Recently we’ve dropped mongodb as our primary nosq database. We’re either switching to Riak or Cassandra. (Already using Hbase)

Don’t get me wrong Mongodb is great. But as every nosql’er would tell, it depends on your use case. Here are the reasons why.

  1. Lousy write performance: MongoDB is very slow in writing. Esspecially if you start using sharding. Replicas tend to get easily out of sync. The storage implementation enforces a write-lock. That’s just how the way it is under serious write load. At the beginning we didn’t anticipate the rate of writes we’re experiencing right now.
  2. Querybility: At first we did not know how we would query our data. That was the reason why we chose mongodb. But it turns out that without an index you cannot query at all when your records reaches to a 100s of millions.
  3. Lack of compression: This is ridiculus. Mongodb does not have compression. All your keynames take space in the storage. consider a JSON document with 100 numeric fields and with fields names around 40 characters. That means mongodb is storing (40 x 100 characters) 4K plus 100 integers for every record. Also if you happen to have long textual content, they don’t get compressed too. I’m sure our data will take 1/3 the space it takes in mongodb in any other  storage.
  4. Memory monster: Mongodb claims the whole memory in the host it’s running. Plain as in daylight. Nothing to do about that.
  5. Lack of tools: I know this will cause some controversy but there are no good clients.
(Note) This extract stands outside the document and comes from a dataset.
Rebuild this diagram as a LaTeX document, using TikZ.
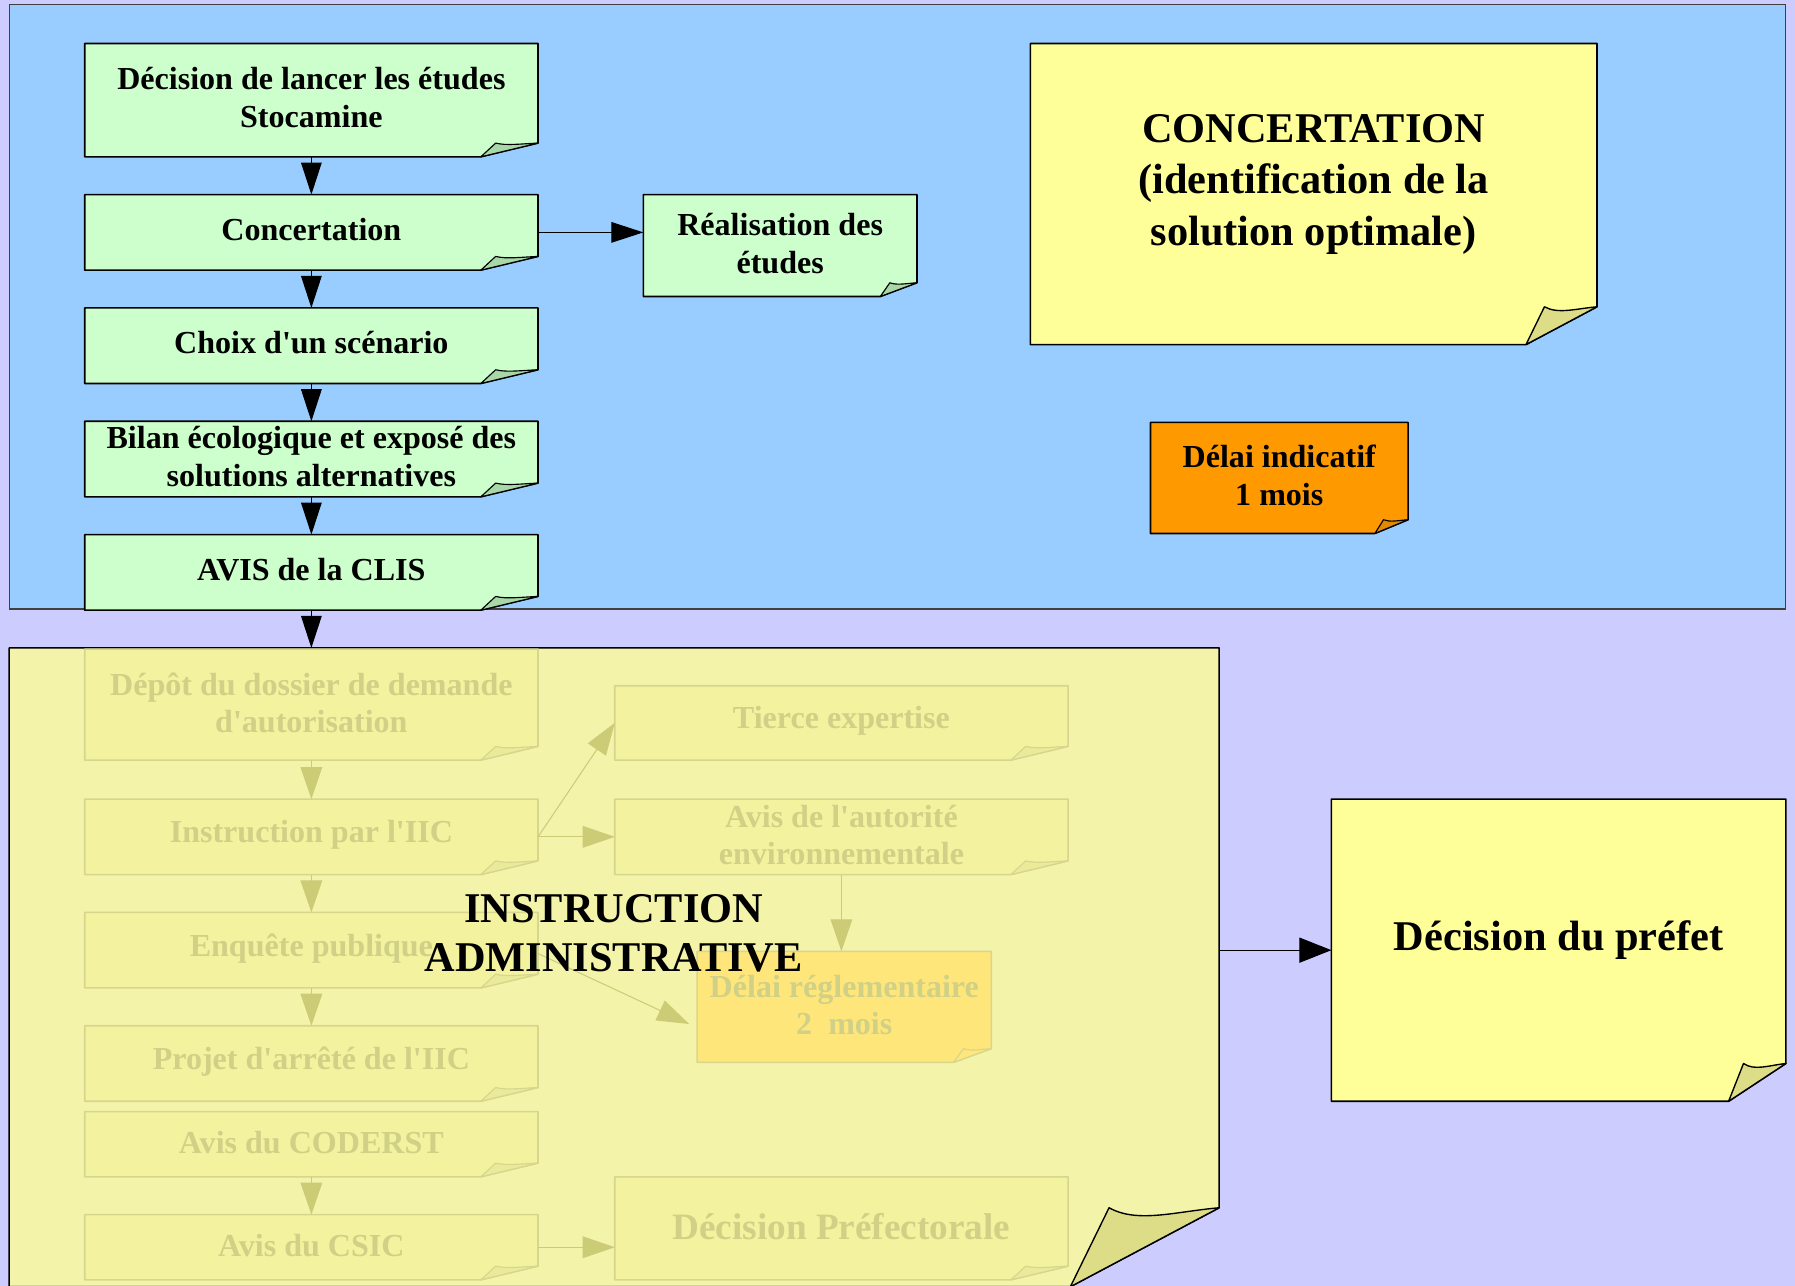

Even the command line does not permit you to be productive.
  6. Undependable tools: Trying to export a large collection and all of a sudden you get an error. Only an error. No decent explanation, no pointer for even manually resuming. Also call me if you can export a collection by filering date values.
  7. Huge storage requirements for operations: Theory might sound great. But when it comes to reality you face the ugly side of the beast. There are times and cases where you’d need to restructure your data, dump and repair etc. With mongodb you need twice the size of your data. More specifically the size of your collection. We had a collection of 4 TB and it took weeks to repair after an electric outage. Replicas? Well they were just out of sync.
  8. Operations: Ask this to my sys admin but he didn’t sleep for weeks. Be careful about that.

All the things I’ve written about is valid  for our usecases. To be specific 8TBs of data with around 750 millions of records, with burst data IO  and 1/1000 read/write ratio. Simply put if you’ll have high number of writes and reads on the same data, think twice before using Mongodb.